Note: the cost of running the entire notebook is larger than 1 FlexCredit.

Mode-division multiplexing and polarization-division multiplexing on integrated photonic circuits are critical for large-bandwidth and high-speed optical communication networks. Here we introduce an 8-channel mode and polarization (de)multiplexer that is based on asymmetric directional couplers that operate on TE0 to TE3 as well as TM0 to TM3 modes. The design is based on Wang, J., He, S. and Dai, D. (2014), On-chip silicon 8-channel hybrid (de)multiplexer enabling simultaneous mode- and polarization-division-multiplexing. Laser & Photonics Reviews, 8: L18-L22.

The notebook is organized as the following:

First, we use Tidy3D's ModeSolver to simulate the effective indices of the eight modes as a function of waveguide width. From the result, we can obtain the width of the bus waveguide in each directional coupler section to satisfy the phase match condition.

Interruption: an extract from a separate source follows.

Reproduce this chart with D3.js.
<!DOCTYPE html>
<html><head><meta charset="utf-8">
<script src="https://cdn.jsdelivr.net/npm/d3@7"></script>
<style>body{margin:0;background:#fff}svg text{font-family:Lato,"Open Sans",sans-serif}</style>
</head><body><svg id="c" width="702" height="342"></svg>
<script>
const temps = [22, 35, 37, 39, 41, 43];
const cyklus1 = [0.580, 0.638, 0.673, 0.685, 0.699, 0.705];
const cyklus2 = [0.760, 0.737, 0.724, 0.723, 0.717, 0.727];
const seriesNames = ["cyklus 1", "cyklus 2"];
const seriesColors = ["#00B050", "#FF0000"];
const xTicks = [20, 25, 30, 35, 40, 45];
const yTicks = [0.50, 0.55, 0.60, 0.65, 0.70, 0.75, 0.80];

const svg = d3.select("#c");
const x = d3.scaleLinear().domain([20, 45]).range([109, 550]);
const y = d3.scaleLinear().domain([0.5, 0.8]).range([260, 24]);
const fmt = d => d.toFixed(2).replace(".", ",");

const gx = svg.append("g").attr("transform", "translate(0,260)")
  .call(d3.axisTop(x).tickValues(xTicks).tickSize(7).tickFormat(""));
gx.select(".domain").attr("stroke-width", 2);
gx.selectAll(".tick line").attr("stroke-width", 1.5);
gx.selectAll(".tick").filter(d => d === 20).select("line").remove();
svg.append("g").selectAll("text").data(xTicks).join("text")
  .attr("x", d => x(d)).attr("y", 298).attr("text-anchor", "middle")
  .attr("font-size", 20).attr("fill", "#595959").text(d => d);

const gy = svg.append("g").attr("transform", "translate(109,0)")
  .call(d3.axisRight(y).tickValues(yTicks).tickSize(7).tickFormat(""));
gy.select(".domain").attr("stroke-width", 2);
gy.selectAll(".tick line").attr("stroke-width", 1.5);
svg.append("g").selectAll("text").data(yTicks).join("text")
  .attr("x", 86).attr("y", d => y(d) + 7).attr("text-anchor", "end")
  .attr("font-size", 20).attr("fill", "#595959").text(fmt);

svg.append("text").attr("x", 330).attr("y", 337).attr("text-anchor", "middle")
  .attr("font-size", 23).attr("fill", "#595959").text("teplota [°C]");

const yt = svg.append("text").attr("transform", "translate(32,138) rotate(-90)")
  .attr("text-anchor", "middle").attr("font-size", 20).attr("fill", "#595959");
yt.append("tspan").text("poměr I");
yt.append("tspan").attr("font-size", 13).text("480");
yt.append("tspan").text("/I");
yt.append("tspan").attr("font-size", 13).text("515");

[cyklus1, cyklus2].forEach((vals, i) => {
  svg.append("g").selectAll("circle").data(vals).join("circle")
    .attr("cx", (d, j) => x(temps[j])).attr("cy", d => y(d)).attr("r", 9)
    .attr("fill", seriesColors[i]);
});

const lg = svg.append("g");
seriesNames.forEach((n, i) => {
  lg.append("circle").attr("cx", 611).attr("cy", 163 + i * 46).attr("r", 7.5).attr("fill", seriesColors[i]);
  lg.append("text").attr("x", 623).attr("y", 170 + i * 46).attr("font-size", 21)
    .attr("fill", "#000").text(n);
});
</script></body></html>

Then, we model each directional coupler section individually to ensure good mode conversion efficiency.

Lastly, once we confirm that good performance is achieved on each section, we build the whole 8-channel (de)multiplexer and simulate the whole device, which is about 200 $\mu m$ in length. Thanks to the fast speed of Tidy3D solver, large simulations like these can be handled easily.

The models in this notebook contain many waveguide bends. These bends can be defined natively in Tidy3D as demonstrated in the Euler waveguide bend example or the waveguide Y junction example. Alternatively, it is often easier to make use of gdstk as shown in the GDSII import tutorial. Here we will also demonstrate how to use gdstk to define the structures used in the simulation.